● Stated problem: Reproduce the first line and every line after it, exactly, through the one containing "return pd.DataFrame(rows)". Leave out the rest.
+ + + + + + +
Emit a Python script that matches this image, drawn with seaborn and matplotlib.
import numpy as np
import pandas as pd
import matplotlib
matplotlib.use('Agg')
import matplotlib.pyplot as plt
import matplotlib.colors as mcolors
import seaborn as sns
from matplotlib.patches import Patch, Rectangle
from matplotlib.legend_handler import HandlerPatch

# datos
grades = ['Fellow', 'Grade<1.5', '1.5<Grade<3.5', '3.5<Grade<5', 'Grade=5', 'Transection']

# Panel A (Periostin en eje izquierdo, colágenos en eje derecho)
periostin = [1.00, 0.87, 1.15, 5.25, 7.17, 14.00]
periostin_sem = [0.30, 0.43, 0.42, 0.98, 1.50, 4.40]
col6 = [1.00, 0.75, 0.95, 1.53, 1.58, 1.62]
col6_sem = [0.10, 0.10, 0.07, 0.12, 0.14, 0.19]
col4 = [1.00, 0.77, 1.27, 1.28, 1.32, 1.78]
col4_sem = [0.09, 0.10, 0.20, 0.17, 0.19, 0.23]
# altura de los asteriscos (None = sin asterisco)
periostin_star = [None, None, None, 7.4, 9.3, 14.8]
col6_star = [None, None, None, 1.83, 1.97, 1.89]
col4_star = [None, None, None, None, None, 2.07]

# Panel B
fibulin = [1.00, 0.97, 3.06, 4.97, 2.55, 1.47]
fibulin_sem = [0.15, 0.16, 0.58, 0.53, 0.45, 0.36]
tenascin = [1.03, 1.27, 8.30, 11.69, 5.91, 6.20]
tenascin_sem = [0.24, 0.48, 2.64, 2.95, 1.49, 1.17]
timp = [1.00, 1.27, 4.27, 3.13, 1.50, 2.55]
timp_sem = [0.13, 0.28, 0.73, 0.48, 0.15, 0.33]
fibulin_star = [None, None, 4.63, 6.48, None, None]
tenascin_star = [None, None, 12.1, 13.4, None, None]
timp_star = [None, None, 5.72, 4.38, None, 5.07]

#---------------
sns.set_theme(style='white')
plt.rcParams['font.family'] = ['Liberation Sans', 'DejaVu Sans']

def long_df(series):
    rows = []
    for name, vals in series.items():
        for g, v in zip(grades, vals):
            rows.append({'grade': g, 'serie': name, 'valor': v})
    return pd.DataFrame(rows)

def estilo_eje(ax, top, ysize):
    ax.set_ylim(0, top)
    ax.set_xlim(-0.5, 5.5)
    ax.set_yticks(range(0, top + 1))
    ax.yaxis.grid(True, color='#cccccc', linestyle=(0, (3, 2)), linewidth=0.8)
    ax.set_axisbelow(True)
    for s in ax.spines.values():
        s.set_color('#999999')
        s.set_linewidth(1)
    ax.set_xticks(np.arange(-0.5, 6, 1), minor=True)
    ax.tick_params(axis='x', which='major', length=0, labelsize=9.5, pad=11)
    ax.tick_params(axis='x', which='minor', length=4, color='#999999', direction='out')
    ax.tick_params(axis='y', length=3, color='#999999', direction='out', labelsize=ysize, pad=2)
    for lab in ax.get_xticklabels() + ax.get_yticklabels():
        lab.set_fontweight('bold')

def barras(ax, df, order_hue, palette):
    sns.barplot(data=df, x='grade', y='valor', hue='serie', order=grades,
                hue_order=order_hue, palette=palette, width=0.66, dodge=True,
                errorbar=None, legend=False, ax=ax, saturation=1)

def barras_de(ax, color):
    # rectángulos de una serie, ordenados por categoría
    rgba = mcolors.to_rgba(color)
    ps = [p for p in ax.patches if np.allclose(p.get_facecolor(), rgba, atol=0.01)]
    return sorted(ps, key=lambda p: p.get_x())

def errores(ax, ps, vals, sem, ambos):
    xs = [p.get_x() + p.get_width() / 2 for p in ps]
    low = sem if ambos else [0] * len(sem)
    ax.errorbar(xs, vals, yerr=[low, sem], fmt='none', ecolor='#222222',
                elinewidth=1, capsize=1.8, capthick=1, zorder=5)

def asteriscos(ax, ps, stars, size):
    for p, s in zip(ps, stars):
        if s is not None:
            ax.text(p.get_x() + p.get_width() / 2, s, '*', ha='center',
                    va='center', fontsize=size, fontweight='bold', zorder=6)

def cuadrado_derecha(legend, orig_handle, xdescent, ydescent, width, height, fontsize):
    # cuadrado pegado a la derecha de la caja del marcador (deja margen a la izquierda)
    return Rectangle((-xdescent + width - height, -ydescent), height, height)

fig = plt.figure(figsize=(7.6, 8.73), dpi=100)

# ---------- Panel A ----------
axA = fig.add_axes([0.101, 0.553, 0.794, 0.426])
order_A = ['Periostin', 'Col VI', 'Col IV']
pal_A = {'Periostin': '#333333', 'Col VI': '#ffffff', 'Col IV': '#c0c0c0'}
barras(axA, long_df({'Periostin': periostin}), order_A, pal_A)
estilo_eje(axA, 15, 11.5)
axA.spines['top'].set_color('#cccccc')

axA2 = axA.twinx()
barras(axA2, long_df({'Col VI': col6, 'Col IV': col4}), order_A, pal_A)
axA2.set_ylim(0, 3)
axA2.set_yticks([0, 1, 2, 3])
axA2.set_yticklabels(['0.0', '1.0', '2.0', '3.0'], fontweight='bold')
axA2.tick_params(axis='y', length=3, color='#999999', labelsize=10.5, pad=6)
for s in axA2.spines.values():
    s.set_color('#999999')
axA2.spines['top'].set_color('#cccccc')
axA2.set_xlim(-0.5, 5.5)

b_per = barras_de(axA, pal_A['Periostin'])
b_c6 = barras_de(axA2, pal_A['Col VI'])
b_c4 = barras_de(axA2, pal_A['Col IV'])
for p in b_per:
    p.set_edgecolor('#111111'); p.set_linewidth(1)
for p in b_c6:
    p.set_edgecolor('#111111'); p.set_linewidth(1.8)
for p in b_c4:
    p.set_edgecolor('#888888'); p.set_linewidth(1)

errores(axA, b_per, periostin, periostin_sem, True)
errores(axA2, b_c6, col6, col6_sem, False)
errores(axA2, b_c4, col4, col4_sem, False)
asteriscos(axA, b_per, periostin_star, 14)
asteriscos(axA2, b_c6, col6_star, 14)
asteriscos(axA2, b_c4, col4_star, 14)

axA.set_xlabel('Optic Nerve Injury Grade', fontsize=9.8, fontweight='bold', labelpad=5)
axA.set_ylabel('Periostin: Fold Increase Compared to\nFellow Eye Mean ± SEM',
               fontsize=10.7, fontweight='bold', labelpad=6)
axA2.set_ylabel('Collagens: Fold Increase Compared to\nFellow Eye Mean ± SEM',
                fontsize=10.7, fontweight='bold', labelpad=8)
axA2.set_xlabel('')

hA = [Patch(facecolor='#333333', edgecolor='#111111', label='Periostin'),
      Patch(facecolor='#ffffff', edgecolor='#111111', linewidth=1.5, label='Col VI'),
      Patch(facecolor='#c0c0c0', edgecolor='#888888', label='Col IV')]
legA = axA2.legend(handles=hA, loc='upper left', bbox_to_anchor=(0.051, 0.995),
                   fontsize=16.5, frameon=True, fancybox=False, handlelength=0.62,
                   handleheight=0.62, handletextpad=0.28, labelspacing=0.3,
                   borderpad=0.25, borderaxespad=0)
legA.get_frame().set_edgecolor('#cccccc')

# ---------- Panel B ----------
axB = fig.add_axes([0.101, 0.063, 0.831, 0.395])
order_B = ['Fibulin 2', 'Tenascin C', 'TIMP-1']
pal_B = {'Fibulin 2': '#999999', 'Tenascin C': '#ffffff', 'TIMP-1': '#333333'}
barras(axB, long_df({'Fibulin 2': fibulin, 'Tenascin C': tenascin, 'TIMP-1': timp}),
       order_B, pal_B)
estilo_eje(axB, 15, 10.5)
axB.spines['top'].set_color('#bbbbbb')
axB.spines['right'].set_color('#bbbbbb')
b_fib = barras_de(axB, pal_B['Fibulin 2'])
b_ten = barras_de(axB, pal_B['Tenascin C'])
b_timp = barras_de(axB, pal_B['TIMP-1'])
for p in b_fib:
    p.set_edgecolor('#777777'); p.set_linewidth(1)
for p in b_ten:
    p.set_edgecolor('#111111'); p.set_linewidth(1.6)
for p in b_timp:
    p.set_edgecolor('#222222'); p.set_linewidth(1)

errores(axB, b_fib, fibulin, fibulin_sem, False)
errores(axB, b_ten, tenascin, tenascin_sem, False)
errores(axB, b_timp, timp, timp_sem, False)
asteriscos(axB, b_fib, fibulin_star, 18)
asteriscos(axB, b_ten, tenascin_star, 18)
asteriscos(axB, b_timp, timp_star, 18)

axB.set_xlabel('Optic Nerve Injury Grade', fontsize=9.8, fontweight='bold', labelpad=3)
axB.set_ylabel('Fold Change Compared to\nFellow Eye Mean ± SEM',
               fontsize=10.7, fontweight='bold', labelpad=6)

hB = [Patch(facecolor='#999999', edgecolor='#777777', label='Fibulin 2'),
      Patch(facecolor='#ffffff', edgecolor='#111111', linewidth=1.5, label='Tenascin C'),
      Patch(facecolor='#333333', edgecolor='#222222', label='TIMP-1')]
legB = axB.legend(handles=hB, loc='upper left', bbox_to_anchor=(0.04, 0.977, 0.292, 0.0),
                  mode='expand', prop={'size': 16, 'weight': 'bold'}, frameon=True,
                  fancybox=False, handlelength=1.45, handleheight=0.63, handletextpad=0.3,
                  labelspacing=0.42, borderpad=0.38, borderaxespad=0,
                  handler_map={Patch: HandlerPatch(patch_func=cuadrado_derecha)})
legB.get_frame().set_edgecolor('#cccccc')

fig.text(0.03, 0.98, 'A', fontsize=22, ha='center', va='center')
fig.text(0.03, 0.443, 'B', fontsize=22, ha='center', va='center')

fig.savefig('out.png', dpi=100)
+ + + + + + +
● Task response:
Emit a Python script that matches this image, drawn with seaborn and matplotlib.
import numpy as np
import pandas as pd
import matplotlib
matplotlib.use('Agg')
import matplotlib.pyplot as plt
import matplotlib.colors as mcolors
import seaborn as sns
from matplotlib.patches import Patch, Rectangle
from matplotlib.legend_handler import HandlerPatch

# datos
grades = ['Fellow', 'Grade<1.5', '1.5<Grade<3.5', '3.5<Grade<5', 'Grade=5', 'Transection']

# Panel A (Periostin en eje izquierdo, colágenos en eje derecho)
periostin = [1.00, 0.87, 1.15, 5.25, 7.17, 14.00]
periostin_sem = [0.30, 0.43, 0.42, 0.98, 1.50, 4.40]
col6 = [1.00, 0.75, 0.95, 1.53, 1.58, 1.62]
col6_sem = [0.10, 0.10, 0.07, 0.12, 0.14, 0.19]
col4 = [1.00, 0.77, 1.27, 1.28, 1.32, 1.78]
col4_sem = [0.09, 0.10, 0.20, 0.17, 0.19, 0.23]
# altura de los asteriscos (None = sin asterisco)
periostin_star = [None, None, None, 7.4, 9.3, 14.8]
col6_star = [None, None, None, 1.83, 1.97, 1.89]
col4_star = [None, None, None, None, None, 2.07]

# Panel B
fibulin = [1.00, 0.97, 3.06, 4.97, 2.55, 1.47]
fibulin_sem = [0.15, 0.16, 0.58, 0.53, 0.45, 0.36]
tenascin = [1.03, 1.27, 8.30, 11.69, 5.91, 6.20]
tenascin_sem = [0.24, 0.48, 2.64, 2.95, 1.49, 1.17]
timp = [1.00, 1.27, 4.27, 3.13, 1.50, 2.55]
timp_sem = [0.13, 0.28, 0.73, 0.48, 0.15, 0.33]
fibulin_star = [None, None, 4.63, 6.48, None, None]
tenascin_star = [None, None, 12.1, 13.4, None, None]
timp_star = [None, None, 5.72, 4.38, None, 5.07]

#---------------
sns.set_theme(style='white')
plt.rcParams['font.family'] = ['Liberation Sans', 'DejaVu Sans']

def long_df(series):
    rows = []
    for name, vals in series.items():
        for g, v in zip(grades, vals):
            rows.append({'grade': g, 'serie': name, 'valor': v})
    return pd.DataFrame(rows)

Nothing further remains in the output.